Function Order: Si-Te-Fi-Ne
Edward Seymour is traditional and knows his place. He doesn’t like for others to step out of their positions, because he understands that social roles are how society works. He is a husband and father, but also an uncle to a king, and methodically handles all of his business, his accounts, and attempts to restore the treasury from its depleted state, even going so far as to sell a province back to the French for profit. When the king throws a fit about this, Edward rationally points out that going back on their word now would call his reign into question and cause a war they cannot afford; the province is useless to them, but they could use the money. He knows quite well the cause and effect of things, is sensible and rational in his decisions, and intentional in what he does. But he also shows excellent Fi usage—though he seems cold and critical of his brother (whom he sees as reckless and foolish and inept, by comparison to his own ease of rational thinking), he doesn’t attempt to change him. And he doesn’t believe in religious persecution or the need to force Mary to become a Protestant. He values the right for a man or woman to choose and live by their own beliefs, and so extends that to her, rather than buying into the king’s ‘fanaticism.’ But he’s also rational enough to see that both of them are fanatics—just on opposite ends of the spectrum, so he has to be careful in dealing with them.

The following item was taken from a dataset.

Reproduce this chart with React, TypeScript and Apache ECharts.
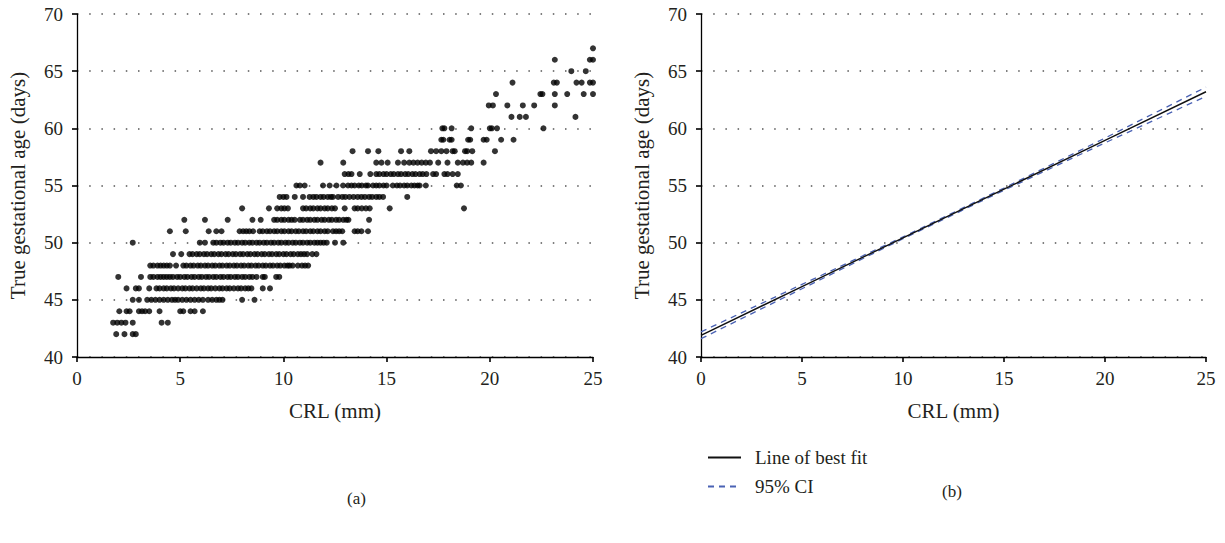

He has no room for larger-scale thinking other than serves the needs of the realm in the present, and is blindsided by his brother’s decisions (his impulsive marriage to the queen, his treasonous attempt to kidnap the king, etc). Edward also, rather short-sighted-ly, aligns himself with Mary while the king is ill, leading to his own fall from grace and execution.
Enneagram: 1w2 so/sp
Edward lives his life through the lens of ‘duty’ and ambition; he knows it’s his place to protect and guide his nephew, but in so doing, he takes a lot of the decisions away from him. He calmly and rationally explains his reasoning when challenged, but also has a great deal of pride, and contempt for his brother’s ‘wanton ways.’ In his mind, there is a certain and appropriate way of doing things, and this doesn’t involve marrying the dowager queen, or making passes at Elizabeth Tudor, or being ambitious above your station. Those things are inappropriate to his mind. He makes decisions from the gut and does not second guess them, even being willing to execute his brother because his actions demand it, despite caring for him. He shows his 2 wing both through his usefulness to people, and his general tolerance of their mistakes when he cares about them. He alone is willing to compromise so that Mary can practice the faith she believes in, without fear of persecution; he sees that as her right. But he tips his hand to the young king, when he berates him for not being ‘grateful’ to Edward for serving him so well, revealing a 2ish sense of pride in being ‘needed.’